For the Bakken, this is where you want to start

Folks who doubt the national importance of the Bakken, see the most recent story on Bakken crude being shipped to a BP refinery, the Cherry Point refinery at Cherry Point, Washington. One word: huge.
BP Cherry Point Refinery is moving ahead with a rail construction project to accommodate trainloads of crude oil from the booming Bakken oil fields in North Dakota and Montana.
BP spokesman Mike Abendhoff said the company has submitted an application for the project to Whatcom County planners and could begin construction in early 2013 on the $60 million rail loop. If that happens, the refinery would begin receiving crude shipments by rail in spring 2014. But Abendhoff also said corporate headquarters had not yet green-lighted the expenditure.
If the project does clear all of the public and corporate processes, BP would construct its own 10,200-foot rail loop on refinery property. The loop would be big enough to hold an entire train of crude-oil tank cars without obstructing an existing BNSF Railway Co. industrial rail spur.
BNSF proposes to double-track that same spur if the Gateway Pacific Terminal project is approved for coal and other bulk cargo exports ... [MDW: I believe faux environmentalists are trying to stop this project, and very well could succeed. There's a name for this behavior: economic suicide.]
While Gateway Pacific could draw as many as nine loaded trains per day at maximum capacity, Abendhoff said the BP refinery expects one loaded oil train every two days,....
Go to the link for the full story.

Human Interest: Crude By Rail

Link to The Dickinson Press.
Because of the lack of pipeline alternatives to move oil to refineries, when the North Dakota Oil Patch began to explode a few years ago, energy companies turned to moving much of their crude by railway.
One of the largest railroad transportation companies in the U.S., BNSF Railway has stepped to the plate as the Oil Patch has played a key role in the country’s push toward energy independence.
And then more:
“BNSF has been hauling Bakken crude out of the Williston Basin area for over five years,” BNSF executive Dave Garin said earlier this year. “In that time, we have seen the volume increase nearly 7,000 percent, from 1.3 million barrels in 2008 to 88.9 million barrels in 2012. We see this trend continuing.”
BNSF is connected to 16 of the top 19 oil-producing counties in central and western North Dakota, but petroleum isn’t the only resource being shipped via railroad, ....
“For 2012, we will invest an estimated $86 million on maintenance and rail capacity improvement projects in North Dakota,” McBeth said. “BNSF hauls more than 40 percent of Bakken production. In addition to oil, BNSF hauls inbound materials needed for each new well, such as sand and pipe.”

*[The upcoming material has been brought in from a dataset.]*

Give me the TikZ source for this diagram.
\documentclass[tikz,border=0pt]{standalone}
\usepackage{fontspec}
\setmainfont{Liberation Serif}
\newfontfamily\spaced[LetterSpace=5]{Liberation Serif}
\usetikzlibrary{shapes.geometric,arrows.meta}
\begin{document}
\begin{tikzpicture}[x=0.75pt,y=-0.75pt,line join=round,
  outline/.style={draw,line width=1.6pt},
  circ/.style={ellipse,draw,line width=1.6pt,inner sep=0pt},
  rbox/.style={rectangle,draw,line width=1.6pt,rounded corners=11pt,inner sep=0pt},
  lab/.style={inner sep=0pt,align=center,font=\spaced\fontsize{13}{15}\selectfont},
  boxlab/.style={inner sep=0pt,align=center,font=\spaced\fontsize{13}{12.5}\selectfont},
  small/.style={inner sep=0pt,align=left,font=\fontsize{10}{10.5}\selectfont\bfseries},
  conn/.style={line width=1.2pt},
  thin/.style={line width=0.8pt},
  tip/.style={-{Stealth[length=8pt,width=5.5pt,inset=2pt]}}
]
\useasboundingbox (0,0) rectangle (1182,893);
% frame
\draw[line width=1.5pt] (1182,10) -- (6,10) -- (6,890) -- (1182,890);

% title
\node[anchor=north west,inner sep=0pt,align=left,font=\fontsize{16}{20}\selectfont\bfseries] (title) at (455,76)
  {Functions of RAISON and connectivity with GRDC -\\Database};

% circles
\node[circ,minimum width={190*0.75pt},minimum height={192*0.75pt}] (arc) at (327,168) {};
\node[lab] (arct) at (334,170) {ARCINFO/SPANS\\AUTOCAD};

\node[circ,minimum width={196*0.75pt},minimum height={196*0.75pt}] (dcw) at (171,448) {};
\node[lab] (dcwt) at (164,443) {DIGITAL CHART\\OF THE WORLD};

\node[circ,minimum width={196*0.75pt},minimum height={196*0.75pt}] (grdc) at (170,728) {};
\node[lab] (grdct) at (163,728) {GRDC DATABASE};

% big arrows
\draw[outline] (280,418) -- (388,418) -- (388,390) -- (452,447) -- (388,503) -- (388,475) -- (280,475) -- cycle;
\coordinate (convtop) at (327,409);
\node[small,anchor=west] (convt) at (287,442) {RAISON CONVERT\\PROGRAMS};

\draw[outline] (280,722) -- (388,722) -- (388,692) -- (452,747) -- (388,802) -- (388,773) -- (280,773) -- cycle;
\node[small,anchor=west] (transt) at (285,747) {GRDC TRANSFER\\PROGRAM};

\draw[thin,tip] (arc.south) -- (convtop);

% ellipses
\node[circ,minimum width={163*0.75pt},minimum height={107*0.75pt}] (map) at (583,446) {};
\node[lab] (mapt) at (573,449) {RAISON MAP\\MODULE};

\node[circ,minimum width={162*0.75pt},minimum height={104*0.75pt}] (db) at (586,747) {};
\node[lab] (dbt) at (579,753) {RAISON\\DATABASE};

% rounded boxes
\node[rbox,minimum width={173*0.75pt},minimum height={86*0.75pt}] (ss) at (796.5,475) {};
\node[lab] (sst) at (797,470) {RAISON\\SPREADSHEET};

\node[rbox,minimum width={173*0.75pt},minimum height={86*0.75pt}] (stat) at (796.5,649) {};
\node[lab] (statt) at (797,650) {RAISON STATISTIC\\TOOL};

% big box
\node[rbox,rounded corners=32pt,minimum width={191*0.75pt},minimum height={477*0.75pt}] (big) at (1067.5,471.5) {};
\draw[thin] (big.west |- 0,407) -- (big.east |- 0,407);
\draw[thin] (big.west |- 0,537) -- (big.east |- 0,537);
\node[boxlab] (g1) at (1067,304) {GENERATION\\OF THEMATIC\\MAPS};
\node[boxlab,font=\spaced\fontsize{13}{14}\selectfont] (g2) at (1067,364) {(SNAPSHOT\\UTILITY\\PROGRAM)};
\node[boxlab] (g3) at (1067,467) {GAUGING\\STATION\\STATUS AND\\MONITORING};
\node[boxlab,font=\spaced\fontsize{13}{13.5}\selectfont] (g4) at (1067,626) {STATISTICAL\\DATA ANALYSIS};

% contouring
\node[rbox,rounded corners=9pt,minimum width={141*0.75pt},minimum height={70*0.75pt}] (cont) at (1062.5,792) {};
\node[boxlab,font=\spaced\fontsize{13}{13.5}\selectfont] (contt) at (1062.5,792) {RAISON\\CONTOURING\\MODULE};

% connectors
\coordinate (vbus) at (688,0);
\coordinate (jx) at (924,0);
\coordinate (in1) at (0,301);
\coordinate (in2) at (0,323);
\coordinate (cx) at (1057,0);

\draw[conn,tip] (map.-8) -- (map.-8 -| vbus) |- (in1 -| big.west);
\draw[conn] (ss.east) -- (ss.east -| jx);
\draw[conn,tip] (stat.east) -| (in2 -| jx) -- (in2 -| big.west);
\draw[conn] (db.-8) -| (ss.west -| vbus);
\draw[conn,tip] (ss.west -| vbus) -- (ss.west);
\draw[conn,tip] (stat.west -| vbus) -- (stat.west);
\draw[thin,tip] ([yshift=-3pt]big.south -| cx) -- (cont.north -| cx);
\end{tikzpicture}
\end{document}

Don't Even Get Me Started .... Union Clerks On Strike -- Won't Accept $195,000 Offer --- These Are Clerks -- It's Not The Money -- It's Jobs For Their Kids

Link to LA Times. And then read what they are striking over. Meanwhile ships headed to Los Angeles ports are diverting to competing ports.

And, I will be re-posting all the non-Bakken stories, so folks coming here for the Bakken may have to scroll down. The Bakken stories are clearly marked.

Other links today:

Oh, by the way, it's snowing in Boston! Hurrah for global warming. Global warming predicted increased precipitation.

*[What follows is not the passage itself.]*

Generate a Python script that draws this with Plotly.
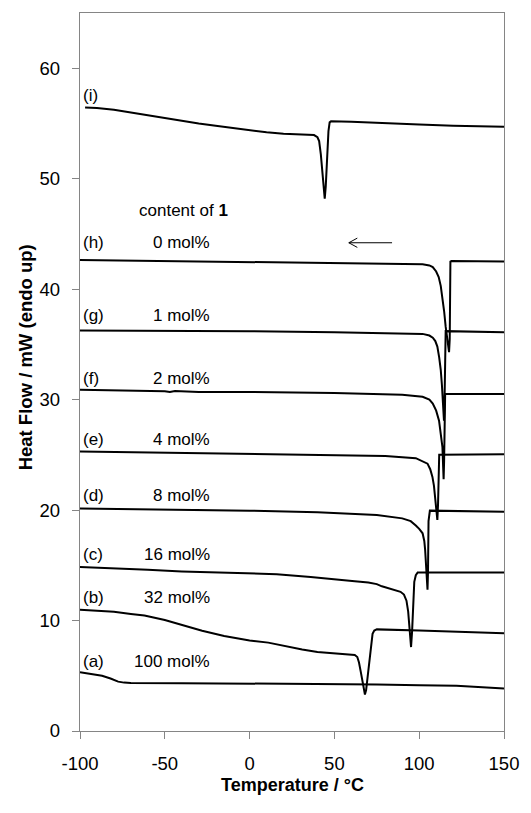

Baby, Please Come Home, Darlene Love

Don't forget to check out the incredible Sky Spy photos of North Dakota at KQCD; photos taken by your neighbors. 

Plan to raise estate tax not universally accepted, WSJ. The big question: how will Ms Heitkamp vote? If she is lucky, the deal will be done before January 20, 2013. From the Williston wire yesterday:
A record 634 North Dakotans reported incomes of more than $1 million on their 2011 individual tax returns; up from 532 in 2010; largely due to royalties paid to mineral owners by oil companies. Average adjusted gross income in North Dakota increased from $53K in 2010 to $61K in 2011.
And then, speaking of raising estate taxes -- the North Dakota family farms. Cue up Connie Francis.

AARP, huge supporter of ObamaCare, opposes Medicare cuts, WSJ. Cue up Connie Francis.